EXERCISE REQUIREMENTS:
Extract the listing below in full, unchanged.

BEGIN PROVIDED MATERIAL

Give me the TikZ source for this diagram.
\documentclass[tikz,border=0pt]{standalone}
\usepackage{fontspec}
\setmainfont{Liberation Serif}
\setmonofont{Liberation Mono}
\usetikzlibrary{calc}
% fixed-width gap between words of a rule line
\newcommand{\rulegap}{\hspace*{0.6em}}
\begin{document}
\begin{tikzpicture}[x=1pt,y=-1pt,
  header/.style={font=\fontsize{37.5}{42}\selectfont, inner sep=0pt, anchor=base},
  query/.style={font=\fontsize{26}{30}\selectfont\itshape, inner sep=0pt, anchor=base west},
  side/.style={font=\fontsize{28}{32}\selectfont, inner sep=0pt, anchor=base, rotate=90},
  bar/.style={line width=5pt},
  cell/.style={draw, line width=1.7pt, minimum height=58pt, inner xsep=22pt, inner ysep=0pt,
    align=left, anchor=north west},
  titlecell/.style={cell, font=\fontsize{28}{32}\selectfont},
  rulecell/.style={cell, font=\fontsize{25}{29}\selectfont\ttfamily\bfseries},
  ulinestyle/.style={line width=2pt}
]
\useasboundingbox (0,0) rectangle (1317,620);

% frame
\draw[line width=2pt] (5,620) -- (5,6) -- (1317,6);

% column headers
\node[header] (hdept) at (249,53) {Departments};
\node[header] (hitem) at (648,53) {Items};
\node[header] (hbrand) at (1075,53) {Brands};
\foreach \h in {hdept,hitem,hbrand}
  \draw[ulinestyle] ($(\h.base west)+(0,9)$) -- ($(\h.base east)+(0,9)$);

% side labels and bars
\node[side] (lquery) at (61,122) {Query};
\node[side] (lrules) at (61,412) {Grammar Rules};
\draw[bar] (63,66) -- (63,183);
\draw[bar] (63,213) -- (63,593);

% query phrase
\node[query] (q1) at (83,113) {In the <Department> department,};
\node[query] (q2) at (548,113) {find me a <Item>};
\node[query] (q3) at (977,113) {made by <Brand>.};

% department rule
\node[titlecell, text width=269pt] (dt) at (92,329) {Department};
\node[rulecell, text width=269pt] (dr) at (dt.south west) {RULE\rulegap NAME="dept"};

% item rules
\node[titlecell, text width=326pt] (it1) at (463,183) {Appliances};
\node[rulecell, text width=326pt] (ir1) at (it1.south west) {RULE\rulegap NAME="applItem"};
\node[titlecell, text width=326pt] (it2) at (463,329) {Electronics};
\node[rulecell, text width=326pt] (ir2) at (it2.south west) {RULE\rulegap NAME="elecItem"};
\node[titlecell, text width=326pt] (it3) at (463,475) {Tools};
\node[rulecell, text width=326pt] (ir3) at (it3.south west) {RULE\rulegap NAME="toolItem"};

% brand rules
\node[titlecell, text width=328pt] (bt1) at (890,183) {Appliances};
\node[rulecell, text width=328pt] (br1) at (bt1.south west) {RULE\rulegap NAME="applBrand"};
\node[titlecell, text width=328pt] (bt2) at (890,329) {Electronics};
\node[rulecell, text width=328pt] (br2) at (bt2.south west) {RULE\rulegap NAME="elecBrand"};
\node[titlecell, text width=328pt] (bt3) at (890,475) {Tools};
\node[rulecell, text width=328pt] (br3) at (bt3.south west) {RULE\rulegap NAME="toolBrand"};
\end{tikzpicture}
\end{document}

END PROVIDED MATERIAL

TASK SOLUTION:
Give me the TikZ source for this diagram.
\documentclass[tikz,border=0pt]{standalone}
\usepackage{fontspec}
\setmainfont{Liberation Serif}
\setmonofont{Liberation Mono}
\usetikzlibrary{calc}
% fixed-width gap between words of a rule line
\newcommand{\rulegap}{\hspace*{0.6em}}
\begin{document}
\begin{tikzpicture}[x=1pt,y=-1pt,
  header/.style={font=\fontsize{37.5}{42}\selectfont, inner sep=0pt, anchor=base},
  query/.style={font=\fontsize{26}{30}\selectfont\itshape, inner sep=0pt, anchor=base west},
  side/.style={font=\fontsize{28}{32}\selectfont, inner sep=0pt, anchor=base, rotate=90},
  bar/.style={line width=5pt},
  cell/.style={draw, line width=1.7pt, minimum height=58pt, inner xsep=22pt, inner ysep=0pt,
    align=left, anchor=north west},
  titlecell/.style={cell, font=\fontsize{28}{32}\selectfont},
  rulecell/.style={cell, font=\fontsize{25}{29}\selectfont\ttfamily\bfseries},
  ulinestyle/.style={line width=2pt}
]
\useasboundingbox (0,0) rectangle (1317,620);

% frame
\draw[line width=2pt] (5,620) -- (5,6) -- (1317,6);

% column headers
\node[header] (hdept) at (249,53) {Departments};
\node[header] (hitem) at (648,53) {Items};
\node[header] (hbrand) at (1075,53) {Brands};
\foreach \h in {hdept,hitem,hbrand}
  \draw[ulinestyle] ($(\h.base west)+(0,9)$) -- ($(\h.base east)+(0,9)$);

% side labels and bars
\node[side] (lquery) at (61,122) {Query};
\node[side] (lrules) at (61,412) {Grammar Rules};
\draw[bar] (63,66) -- (63,183);
\draw[bar] (63,213) -- (63,593);

% query phrase
\node[query] (q1) at (83,113) {In the <Department> department,};
\node[query] (q2) at (548,113) {find me a <Item>};
\node[query] (q3) at (977,113) {made by <Brand>.};

% department rule
\node[titlecell, text width=269pt] (dt) at (92,329) {Department};
\node[rulecell, text width=269pt] (dr) at (dt.south west) {RULE\rulegap NAME="dept"};

% item rules
\node[titlecell, text width=326pt] (it1) at (463,183) {Appliances};
\node[rulecell, text width=326pt] (ir1) at (it1.south west) {RULE\rulegap NAME="applItem"};
\node[titlecell, text width=326pt] (it2) at (463,329) {Electronics};
\node[rulecell, text width=326pt] (ir2) at (it2.south west) {RULE\rulegap NAME="elecItem"};
\node[titlecell, text width=326pt] (it3) at (463,475) {Tools};
\node[rulecell, text width=326pt] (ir3) at (it3.south west) {RULE\rulegap NAME="toolItem"};

% brand rules
\node[titlecell, text width=328pt] (bt1) at (890,183) {Appliances};
\node[rulecell, text width=328pt] (br1) at (bt1.south west) {RULE\rulegap NAME="applBrand"};
\node[titlecell, text width=328pt] (bt2) at (890,329) {Electronics};
\node[rulecell, text width=328pt] (br2) at (bt2.south west) {RULE\rulegap NAME="elecBrand"};
\node[titlecell, text width=328pt] (bt3) at (890,475) {Tools};
\node[rulecell, text width=328pt] (br3) at (bt3.south west) {RULE\rulegap NAME="toolBrand"};
\end{tikzpicture}
\end{document}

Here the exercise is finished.